Curious: what's the female/male ratio at an Apple n' Rice concert? Granted, it isn't Lilith Faire where we might expect an 80/20 ratio for the ladies, still I wonder...(wouldn't it be a great venue for a het male to show off his sweet, sensitive n' vulnerable side?)

Hypothetically: Let's say you saw a mildly attractive bloke at the concert (e.g. a younger JFK, Jr.), seated on his quilted blanket with a few of his gal pals. He's obviously single. Between sets he was kicking around the hackey sack and he gave you a lusty gleam that spoke volumes.

But then let's say during "Shadow Boxer" you saw his eyes well up and he wiped away a few tears (nay, he slipped his glasses off and rubbed his nose and THEN wiped away the tears), be honest Blogger, wouldn't you think less of him? Just a little..?

Obviously you're saying, 'wow he seems like a really attractive guy on the surface, I'd consider dating him' but deep down you're thinking 'that's so revoltingly unmasculine, i'm a little unattracted'...lil' bit...? Lil' bit? be honest..

More importantly, how were the Port-A-Potty's?

[In the interest of full-disclosure, I did attend last summer's MIA/DJ Rekha Central Park Summer Concert Series show. And on that particular day there was a 60/40 ratio for the fems. I didn't cry, nor did I get any phone numbers. Although I did lock myself out of my apartment and had to sleep on a bench with my malodorously beloved homeless comrades on the upper west side...I never cried. Not once.]

Rakhee said...

You are right CT, sorry for the late review...
The show was excellent! Rice disproved my sensitive/romantic image of him and rocked out with the best of em'. Though, when Blower's Daughter played a hush came across the crowd.

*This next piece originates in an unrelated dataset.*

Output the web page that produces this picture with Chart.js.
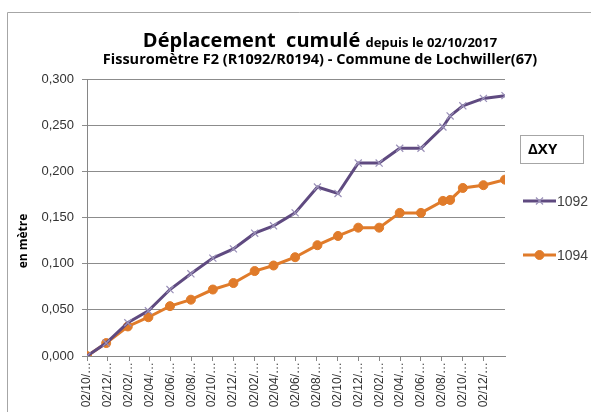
<!DOCTYPE html>
<html>
<head>
<meta charset="utf-8">
<script src="https://cdn.jsdelivr.net/npm/chart.js@4/dist/chart.umd.min.js"></script>
<style>
  html, body { margin: 0; padding: 0; background: #fff; }
  #wrap { width: 591px; height: 412px; }
</style>
</head>
<body>
<div id="wrap"><canvas id="myLine" width="591" height="412"></canvas></div>
<script>
// dates of the measurements (dd/mm/yyyy)
const dates = ['02/10/2017', '27/11/2017', '29/01/2018', '30/03/2018', '01/06/2018', '01/08/2018',
  '04/10/2018', '03/12/2018', '03/02/2019', '30/03/2019', '01/06/2019', '05/08/2019',
  '04/10/2019', '02/12/2019', '01/02/2020', '01/04/2020', '02/06/2020', '05/08/2020',
  '26/08/2020', '02/10/2020', '01/12/2020', '02/02/2021'];
const r1092 = [0, 0.014, 0.036, 0.049, 0.072, 0.089, 0.106, 0.116, 0.133, 0.141, 0.155, 0.183,
  0.176, 0.209, 0.209, 0.225, 0.225, 0.248, 0.260, 0.271, 0.279, 0.282];
const r1094 = [0, 0.014, 0.032, 0.042, 0.054, 0.061, 0.072, 0.079, 0.092, 0.098, 0.107, 0.120,
  0.130, 0.139, 0.139, 0.155, 0.155, 0.168, 0.169, 0.182, 0.185, 0.191];
const tickLabels = ['02/10/2017', '02/12/2017', '02/02/2018', '02/04/2018', '02/06/2018', '02/08/2018',
  '02/10/2018', '02/12/2018', '02/02/2019', '02/04/2019', '02/06/2019', '02/08/2019',
  '02/10/2019', '02/12/2019', '02/02/2020', '02/04/2020', '02/06/2020', '02/08/2020',
  '02/10/2020', '02/12/2020'];
const yTicks = [0, 0.05, 0.1, 0.15, 0.2, 0.25, 0.3];

const dayNum = s => Date.UTC(+s.slice(6, 10), +s.slice(3, 5) - 1, +s.slice(0, 2)) / 86400000;
const pts = vals => vals.map((v, i) => ({ x: dayNum(dates[i]), y: v }));

const purple = '#5f4a80';
const orange = '#e07b2a';

const decor = {
  id: 'decor',
  beforeDraw(chart) {
    const ctx = chart.ctx;
    ctx.save();
    ctx.strokeStyle = '#a6a6a6';
    ctx.lineWidth = 1;
    ctx.beginPath();
    ctx.moveTo(7.5, 412);
    ctx.lineTo(7.5, 12.5);
    ctx.lineTo(591, 12.5);
    ctx.stroke();
    ctx.restore();
  },
  afterDraw(chart) {
    const ctx = chart.ctx;
    ctx.save();
    ctx.fillStyle = '#000';
    ctx.textBaseline = 'alphabetic';
    // title line 1, two sizes
    const a = 'Déplacement  cumulé ', b = 'depuis le 02/10/2017';
    ctx.font = 'bold 20px "Open Sans"';
    const wa = ctx.measureText(a).width;
    ctx.font = 'bold 13px "Open Sans"';
    const wb = ctx.measureText(b).width;
    let x = 320 - (wa + wb) / 2;
    ctx.font = 'bold 20px "Open Sans"';
    ctx.fillText(a, x, 47);
    ctx.font = 'bold 13px "Open Sans"';
    ctx.fillText(b, x + wa, 47);
    ctx.textAlign = 'center';
    ctx.font = 'bold 14.5px "Open Sans"';
    ctx.fillText('Fissuromètre F2 (R1092/R0194) - Commune de Lochwiller(67)', 320, 64);
    // y axis title
    ctx.save();
    ctx.translate(24, 241);
    ctx.rotate(-Math.PI / 2);
    ctx.font = 'bold 12px "Open Sans"';
    ctx.textBaseline = 'middle';
    ctx.fillText('en mètre', 0, 0);
    ctx.restore();
    // legend box
    ctx.fillStyle = '#fff';
    ctx.fillRect(520.5, 135.5, 63, 28);
    ctx.strokeStyle = '#a6a6a6';
    ctx.lineWidth = 1;
    ctx.strokeRect(520.5, 135.5, 63, 28);
    ctx.fillStyle = '#000';
    ctx.textAlign = 'left';
    ctx.textBaseline = 'middle';
    ctx.font = 'bold 15px "Open Sans"';
    ctx.fillText('ΔXY', 528, 150);
    // legend items
    const rows = [201, 255];
    chart.data.datasets.forEach((ds, i) => {
      const y = rows[i];
      ctx.strokeStyle = ds.borderColor;
      ctx.lineWidth = 3;
      ctx.beginPath();
      ctx.moveTo(523, y);
      ctx.lineTo(556, y);
      ctx.stroke();
      ctx.strokeStyle = ds.pointBorderColor;
      ctx.fillStyle = ds.pointBackgroundColor;
      ctx.lineWidth = ds.pointBorderWidth;
      Chart.helpers.drawPoint(ctx, { pointStyle: ds.pointStyle, radius: ds.pointRadius, borderWidth: ds.pointBorderWidth, rotation: 0 }, 539.5, y);
      ctx.fillStyle = '#404040';
      ctx.font = '14px "Liberation Sans"';
      ctx.fillText(ds.label, 557, y + 1);
    });
    ctx.restore();
  }
};

new Chart(document.getElementById('myLine'), {
  type: 'line',
  data: {
    datasets: [
      {
        label: '1092',
        data: pts(r1092),
        borderColor: purple,
        borderWidth: 3,
        pointStyle: 'crossRot',
        pointRadius: 5,
        pointBorderWidth: 1.2,
        pointBorderColor: '#9a90b8',
        pointBackgroundColor: '#9a90b8',
        tension: 0
      },
      {
        label: '1094',
        data: pts(r1094),
        borderColor: orange,
        borderWidth: 3,
        pointStyle: 'circle',
        pointRadius: 4.5,
        pointBorderWidth: 1,
        pointBorderColor: orange,
        pointBackgroundColor: orange,
        tension: 0
      }
    ]
  },
  options: {
    responsive: false,
    animation: false,
    layout: { padding: { left: 0, top: 79, right: 86, bottom: 0 } },
    plugins: {
      legend: { display: false },
      tooltip: { enabled: false }
    },
    scales: {
      x: {
        type: 'linear',
        min: dayNum(tickLabels[0]),
        max: dayNum(dates[dates.length - 1]),
        afterBuildTicks: scale => {
          scale.ticks = tickLabels.map(t => ({ value: dayNum(t) }));
        },
        afterFit: scale => { scale.height = 56; },
        grid: { drawOnChartArea: false, color: '#868686', tickLength: 5 },
        border: { color: '#868686' },
        ticks: {
          autoSkip: false,
          maxRotation: 90,
          minRotation: 90,
          padding: 1,
          color: '#333',
          font: { family: 'Liberation Sans', size: 12 },
          callback: v => {
            const t = tickLabels.find(l => dayNum(l) === v);
            return t ? t.slice(0, 6) + '…' : '';
          }
        }
      },
      y: {
        min: 0,
        max: 0.3,
        afterBuildTicks: scale => {
          scale.ticks = yTicks.map(v => ({ value: v }));
        },
        afterFit: scale => { scale.width = 87; },
        grid: { color: '#8c8c8c', tickLength: 5 },
        border: { color: '#868686' },
        ticks: {
          padding: 8,
          color: '#333',
          font: { family: 'Liberation Sans', size: 13 },
          callback: v => v.toFixed(3).replace('.', ',')
        }
      }
    }
  },
  plugins: [decor]
});
</script>
</body>
</html>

I've never seen an audience be so silent. Heather Graham walked into the crowd and sat down right in front of us! She is much prettier in person than she is on screen.

Fiona...she is a nutcase, but I love her. She has a piercing presence. My, is that girl angry. If I were a guy I'd wanna date her.

My favorite performances were Shadowboxer, Fast As You Can, Criminal and Its Not About Love. I was that chic in the crowd singing every line out loud :-)

On our way home we walked through Central Park in the dark. Quite an interesting experience...we got lost and ended up on the eastside. It would've been a waste of time if we hadn't run into Spike Lee!

As for the "sensitive man" question...ehh, I have to be honest, at the end of the day, I want a Man's Man. All that emotional, cry baby stuff is a turn off.